Teachers -- particularly English teachers -- will have classroom libraries, and students will have access to digital materials, Bogrek said. While the elementary campus has a designated library/media center, the new building does not, he said.

The school will feature a half-size outdoor soccer field. The new campus also will feature the national Project Lead The Way programs in engineering, medical fields and computer science with the goal of ultimately offering four courses in each of those three fields.

LISA Academy schools emphasize the STEM subjects of science, technology, engineering and mathematics along with academic competitions.

"STEM is a shortage area in the nation so we want to attract more young people to engage in STEM activities and to go into these kinds of majors when they go to college," Bogrek said.

LISA Academy's approach has had success in terms of state-issued grades that are based largely on ACT Aspire exams from the spring of 2018 and 2017. The LISA Academy-North middle and high schools have A grades, and the elementary has a B.

Bogrek said the state letter grades, higher-than-average salaries for teachers and enough computer devices for every student have come despite the charter system spending about $8,000 per student, less than many of the traditional schools in Pulaski County spend. In 2017-18, the average per-student expenditure in Pulaski County's four traditional public schools was $11,553.50 compared with the LISA Academy's $7,824, according to the state's Annual Statistical Report on school districts.

The LISA charter school system pays a base salary of $41,000 a year to teachers in the hard-to-find, critical-need subject areas of math, English/language arts, science, special education, and computer science, Bogrek said. For teachers in other fields, the starting salary is about $37,000 for a 190-day contract, he said.

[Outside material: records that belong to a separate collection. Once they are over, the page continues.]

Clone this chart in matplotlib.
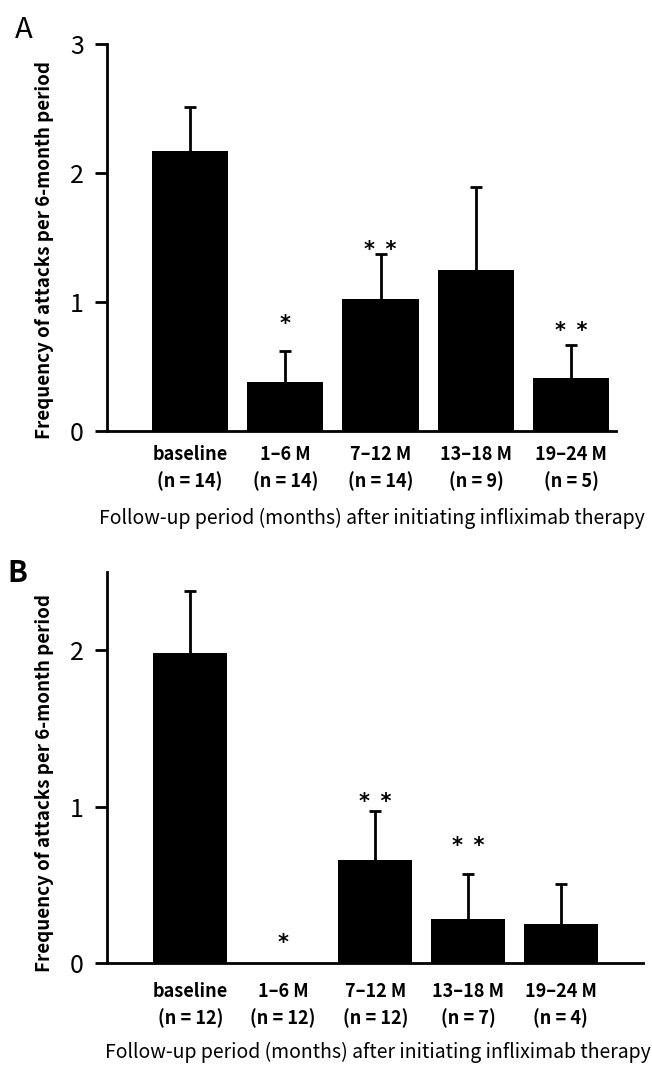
#!/usr/bin/env python3

import matplotlib
matplotlib.use("Agg")
import matplotlib.pyplot as plt
import numpy as np


FONT = ["Noto Sans CJK JP", "DejaVu Sans"]

PERIODS = ["baseline", "1–6 M", "7–12 M", "13–18 M", "19–24 M"]

A_N = [14, 14, 14, 9, 5]
A_MEAN = [2.17, 0.38, 1.02, 1.25, 0.41]
A_ERR = [0.34, 0.24, 0.35, 0.64, 0.255]
A_STARS = ["", "*", "* *", "", "* *"]
A_STAR_Y = [0, 0.88, 1.455, 0, 0.825]

B_N = [12, 12, 12, 7, 4]
B_MEAN = [1.98, 0.0, 0.66, 0.28, 0.25]
B_ERR = [0.40, 0.0, 0.315, 0.29, 0.255]
B_STARS = ["", "*", "* *", "* *", ""]
B_STAR_Y = [0, 0.17, 1.07, 0.79, 0]

YLABEL = "Frequency of attacks per 6-month period"
XLABEL = "Follow-up period (months) after initiating infliximab therapy"

W, H = 652, 1069
STAR_SIZE = 15


def fig_rect(left, right, top, bottom):
    return [left / W, 1 - bottom / H, (right - left) / W, (bottom - top) / H]


def draw_panel(fig, rect, means, errs, ns, stars, star_y, xlim, ylim, yticks,
               xlabel_pos, ylabel_pos, tick_pad):
    ax = fig.add_axes(rect)
    x = np.arange(len(means))
    means = np.asarray(means)
    errs = np.asarray(errs)
    ax.bar(x, means, width=0.8, color="black", zorder=2)

    has_err = errs > 0
    container = ax.errorbar(
        x[has_err],
        means[has_err],
        yerr=[np.zeros(has_err.sum()), errs[has_err]],
        fmt="none",
        ecolor="black",
        elinewidth=2.0,
        capsize=4,
        capthick=2.0,
        zorder=1,
    )
    # hide the cap that sits on top of each bar
    for cap in container[1]:
        if np.allclose(cap.get_ydata(), means[has_err]):
            cap.set_visible(False)

    for xi, label, yi in zip(x, stars, star_y):
        if not label:
            continue
        ax.annotate(
            label.replace(" ", "\u2002"),
            xy=(xi, yi),
            xytext=(0, -0.6 * STAR_SIZE),
            textcoords="offset points",
            ha="center",
            va="baseline",
            fontsize=STAR_SIZE,
            fontweight="bold",
            family="DejaVu Sans",
        )

    ax.set_xlim(*xlim)
    ax.set_ylim(*ylim)
    ax.set_yticks(yticks)
    ax.set_yticklabels([str(t) for t in yticks], fontsize=18, family=FONT)
    ax.set_xticks(x)
    ax.set_xticklabels(
        [f"{p}\n(n = {n})" for p, n in zip(PERIODS, ns)],
        fontsize=13,
        fontweight="bold",
        family=FONT,
        linespacing=1.45,
    )
    ax.tick_params(axis="x", length=0, pad=tick_pad)
    ax.tick_params(axis="y", direction="out", length=8.5, width=2.0, pad=8)

    for side in ("top", "right"):
        ax.spines[side].set_visible(False)
    for side in ("left", "bottom"):
        ax.spines[side].set_linewidth(2.0)

    ax.text(
        *xlabel_pos, XLABEL, transform=ax.transAxes,
        ha="center", va="center", fontsize=14, family=FONT,
    )
    ax.text(
        *ylabel_pos, YLABEL, transform=ax.transAxes, rotation=90,
        ha="center", va="center", fontsize=13.5, fontweight="bold", family=FONT,
    )
    return ax


def main():
    fig = plt.figure(figsize=(W / 100, H / 100), dpi=100)

    draw_panel(
        fig, fig_rect(107, 616, 44, 431),
        A_MEAN, A_ERR, A_N, A_STARS, A_STAR_Y,
        xlim=(-0.87, 4.47), ylim=(0, 3), yticks=[0, 1, 2, 3],
        xlabel_pos=(0.52, -0.225), ylabel_pos=(-0.122, 0.468), tick_pad=10,
    )
    draw_panel(
        fig, fig_rect(107, 643, 572, 963),
        B_MEAN, B_ERR, B_N, B_STARS, B_STAR_Y,
        xlim=(-0.90, 4.89), ylim=(0, 2.5), yticks=[0, 1, 2],
        xlabel_pos=(0.506, -0.228), ylabel_pos=(-0.1175, 0.46), tick_pad=14,
    )

    fig.text(24 / W, 1 - 30 / H, "A", fontsize=21, family=FONT,
             ha="center", va="center")
    fig.text(17 / W, 1 - 573 / H, "B", fontsize=21, family=FONT,
             fontweight="bold", ha="center", va="center")

    fig.savefig("out.png", dpi=100)
    plt.close(fig)


if __name__ == "__main__":
    main()
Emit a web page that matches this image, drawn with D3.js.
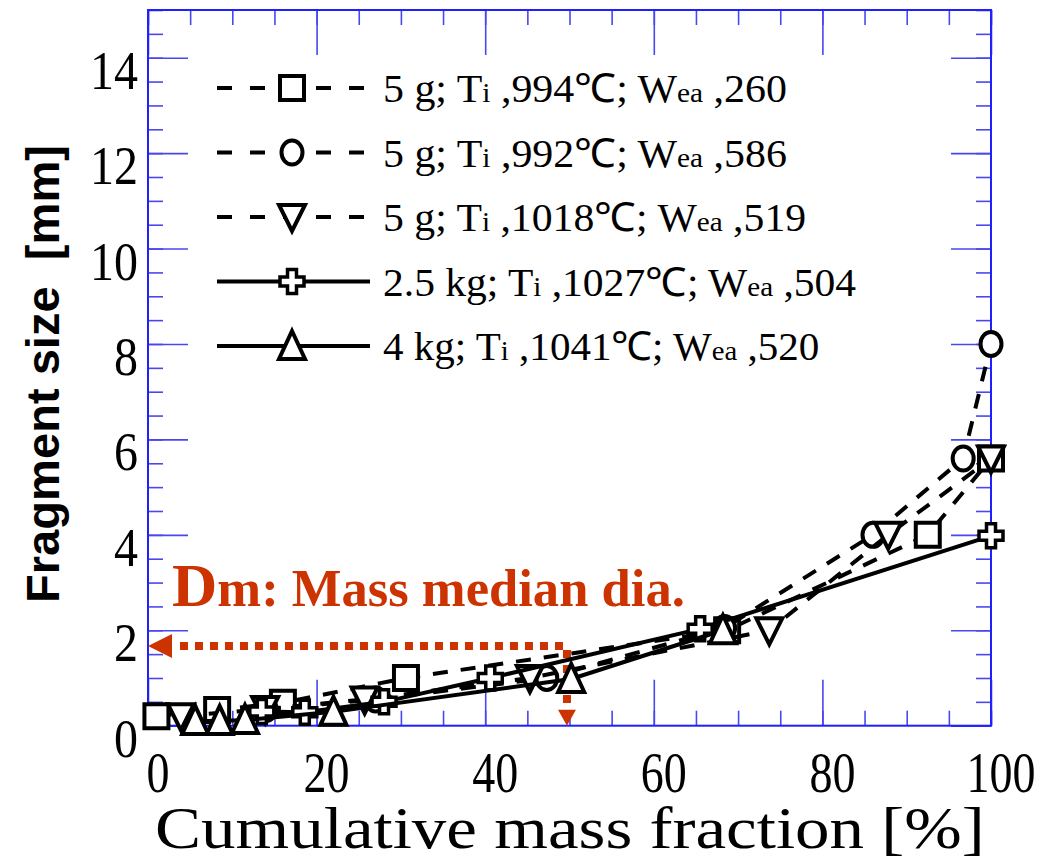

As for the funding for new school building, the LISA system issued bonds that will be paid off over 20 years and acquired two $500,000 grants -- one from the Arkansas Public School Resource Center and the other from the Walton Family Foundation of Bentonville, Bogrek said. WER Architects/Planners of Little Rock designed the building. Clark Contractors is the builder.

Metro on 05/28/2019

CORRECTION: The LISA Academy-North school campus at 5410 Landers Road will undergo about $600,000 in renovations this summer. The Little Rock School District’s new Southwest High School will open in 2020. The remodeling cost and the opening date for the two schools were incorrect in an earlier version of this story.